Elle vous explique présenter un épisode de déficit des membres qui prédomine sur les membres inférieurs depuis 3 jours avec des difficultés pour uriner et une douleur électrique le long du dos à l’extension du cou.
À l’examen clinique il existe une parésie proximo-distale des 4 membres, des réflexes ostéo-tendineux vifs, des réflexes cutanéo-plantaires en extension bilatérale, les réflexes abdomino-cutanés sont abolis et la patiente semble moins bien sentir lorsque vous testez la sensibilité protopathique sous les omoplates.
Elle a réalisé une IRM cérébrale retrouvant une lésion non rehaussée juxta-corticale pariétale gauche, le nerf optique gauche ne prend plus le contraste.
Voici des images de son IRM cervicale :
Image 3 (source : auteur)
Image 4 (source : auteur)
Question 6 - À partir de l’ensemble des éléments présentés vous pouvez dire à la patiente :
Deuxième poussée clinique (après la NORB) avec apparition d’une atteinte d’un nouveau territoire (médullaire).

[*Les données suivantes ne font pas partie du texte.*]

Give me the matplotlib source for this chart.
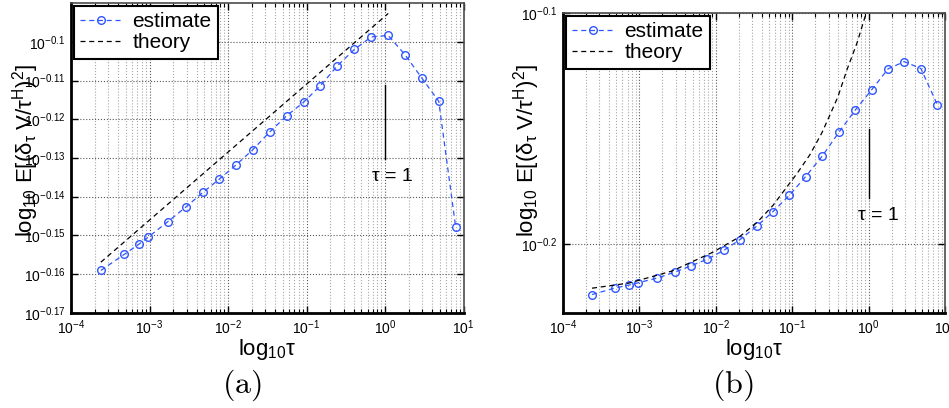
import matplotlib
matplotlib.use("Agg")
import matplotlib.pyplot as plt
from matplotlib.ticker import FixedLocator, FixedFormatter, LogLocator, NullLocator

plt.rcParams["font.family"] = ["Liberation Sans", "DejaVu Sans"]
plt.rcParams["mathtext.fontset"] = "custom"
plt.rcParams["mathtext.rm"] = "Liberation Sans"
plt.rcParams["mathtext.it"] = "Liberation Sans:italic"
plt.rcParams["mathtext.bf"] = "Liberation Sans:bold"

# shared lag values (tau)
tau = [2.40e-4, 4.79e-4, 7.33e-4, 9.66e-4, 1.70e-3, 2.92e-3, 4.79e-3, 7.71e-3,
       0.0127, 0.0206, 0.0343, 0.0562, 0.0918, 0.150, 0.248, 0.407, 0.668,
       1.10, 1.80, 2.93, 4.84, 7.94]

# panel (a)
est_a = [0.6934, 0.7001, 0.7043, 0.7073, 0.7137, 0.7201, 0.7263, 0.7320,
         0.7383, 0.7449, 0.7530, 0.7602, 0.7663, 0.7738, 0.7831, 0.7907,
         0.7966, 0.7973, 0.7882, 0.7775, 0.7667, 0.7116]
theory_tau_a = [2.40e-4, 1.10]
theory_a = [0.6968, 0.8078]

# panel (b)
est_b = [0.5998, 0.6037, 0.6055, 0.6069, 0.6097, 0.6134, 0.6173, 0.6213,
         0.6268, 0.6335, 0.6421, 0.6516, 0.6622, 0.6747, 0.6887, 0.7051,
         0.7210, 0.7358, 0.7513, 0.7567, 0.7515, 0.7248]
theory_tau_b = [2.40e-4, 7.31e-4, 2.67e-3, 9.18e-3, 0.0201, 0.0346, 0.0561,
                0.0805, 0.118, 0.171, 0.245, 0.313, 0.397, 0.521, 0.705,
                0.897, 0.940]
theory_b = [0.6036, 0.6067, 0.6140, 0.6257, 0.6351, 0.6445, 0.6556, 0.6661,
            0.6774, 0.6897, 0.7049, 0.7177, 0.7307, 0.7506, 0.7709, 0.7912,
            0.7950]

xticks = [1e-4, 1e-3, 1e-2, 1e-1, 1e0, 1e1]
xtick_labels = ["$10^{-4}$", "$10^{-3}$", "$10^{-2}$", "$10^{-1}$", "$10^{0}$", "$10^{1}$"]

ytick_exp_a = ["-0.17", "-0.16", "-0.15", "-0.14", "-0.13", "-0.12", "-0.11", "-0.1"]
ytick_exp_b = ["-0.2", "-0.1"]

ylim_a = (10 ** -0.17, 10 ** -0.09)
ylim_b = (10 ** -0.23, 10 ** -0.1)

BLUE = "#2f55ff"
YLABEL = r"log$_{10}$ E[(δ$_{\mathrm{τ}}$ V/τ$^{\mathrm{H}}$)$^{2}$]"
XLABEL = r"log$_{10}$τ"


def style_axis(ax, yexps, ylim):
    ax.set_xscale("log")
    ax.set_yscale("log")
    ax.set_xlim(1e-4, 1e1)
    ax.set_ylim(*ylim)
    ax.xaxis.set_major_locator(FixedLocator(xticks))
    ax.xaxis.set_major_formatter(FixedFormatter(xtick_labels))
    ax.xaxis.set_minor_locator(LogLocator(base=10, subs=range(2, 10), numticks=20))
    yvals = [10 ** float(e) for e in yexps]
    ax.yaxis.set_major_locator(FixedLocator(yvals))
    ax.yaxis.set_major_formatter(FixedFormatter(["$10^{%s}$" % e for e in yexps]))
    ax.yaxis.set_minor_locator(NullLocator())
    ax.tick_params(which="both", direction="in", top=True, right=True, labelsize=10, pad=4)
    ax.tick_params(which="major", length=5, width=1)
    ax.tick_params(which="minor", length=3, width=0.8)
    ax.grid(True, which="major", ls=":", color="0.35", lw=0.8)
    ax.grid(True, which="minor", axis="x", ls=":", color="0.65", lw=0.8)
    for side in ("left", "bottom"):
        ax.spines[side].set_linewidth(2.0)
    for side in ("top", "right"):
        ax.spines[side].set_linewidth(1.2)
        ax.spines[side].set_color("0.3")
    ax.set_axisbelow(True)


def draw_panel(ax, est, th_tau, th_val):
    ax.plot(tau, est, color=BLUE, ls="--", dashes=(4, 3), lw=0.9, marker="o",
            ms=5.5, mfc="none", mec=BLUE, mew=1.0, label="estimate")
    ax.plot(th_tau, th_val, color="black", ls="--", dashes=(4, 3), lw=0.9, label="theory")
    leg = ax.legend(loc="upper left", fontsize=15, handlelength=2.0, handletextpad=0.5,
                    labelspacing=0.1, borderpad=0.3, borderaxespad=0.15,
                    fancybox=False, framealpha=1, edgecolor="black")
    leg.get_frame().set_linewidth(1.5)


fig = plt.figure(figsize=(9.49, 4.08), dpi=100)
ax_a = fig.add_axes([71 / 949, 1 - 313 / 408, 392.5 / 949, 310 / 408])
ax_b = fig.add_axes([563 / 949, 1 - 313 / 408, 382 / 949, 300 / 408])

style_axis(ax_a, ytick_exp_a, ylim_a)
style_axis(ax_b, ytick_exp_b, ylim_b)
draw_panel(ax_a, est_a, theory_tau_a, theory_a)
draw_panel(ax_b, est_b, theory_tau_b, theory_b)

# tau = 1 markers
ax_a.plot([1.0, 1.0], [0.7744, 0.7407], color="black", lw=1.0)
ax_a.text(0.68, 0.733, "τ = 1", fontsize=14, va="center", ha="left")
ax_b.plot([1.0, 1.0], [0.7076, 0.6607], color="black", lw=1.0)
ax_b.text(0.726, 0.649, "τ = 1", fontsize=14, va="center", ha="left")

for ax in (ax_a, ax_b):
    ax.set_xlabel(XLABEL, fontsize=16, labelpad=0)

fig.text(26 / 949, 1 - 150 / 408, YLABEL, rotation=90, fontsize=16, ha="center", va="center")
fig.text(527 / 949, 1 - 150 / 408, YLABEL, rotation=90, fontsize=16, ha="center", va="center")

fig.text(242 / 949, 1 - 385 / 408, r"$\mathrm{(a)}$", fontsize=23, ha="center", va="center",
         math_fontfamily="cm")
fig.text(733 / 949, 1 - 385 / 408, r"$\mathrm{(b)}$", fontsize=23, ha="center", va="center",
         math_fontfamily="cm")

fig.savefig("out.png", dpi=100)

Pour rappel, dans les nouveaux critères on compte les lésions médullaires symptomatiques.
Idem, nouvel épisode clinique et présence concomitante sur l’IRM cérébrale d’une nouvelle lésion ne prenant pas le contraste et d’une nouvelle lésion cervicale (C4) sur l’image 3, prenant le contraste sur la séquence T1 post-gadolinium (image 4).
Une nouvelle prise en charge par bolus de corticoïdes est proposée. Devant la sévérité de cette poussée, la charge lésionnelle médullaire, il est décidé de mettre en place un traitement de fond par immunothérapie. La patiente exprime son désir de grossesse, mais elle est inquiète et vient vous voir pour des renseignements.
Question 7 - Parmi les allégations suivantes, la(les)quelle(s) est(sont) vraie(s) :
La période de la grossesse, notamment les 2e et 3e trimestres sont souvent des périodes d’accalmie dans la maladie, probable participation hormonale.
Par contre, le post-partum est une période à fort risque de réactivation de la maladie, probable participation de la chute hormonale.
La SEP n’est pas une maladie héréditaire au sens mendélien.
Il existe une susceptibilité génétique qui peut se transmettre au sein de la famille.
Dans les traitements de première ligne, certains sont acceptés durant la grossesse, mais le dogme reste de limiter les prises médicamenteuses durant la grossesse sans mettre la mère en danger.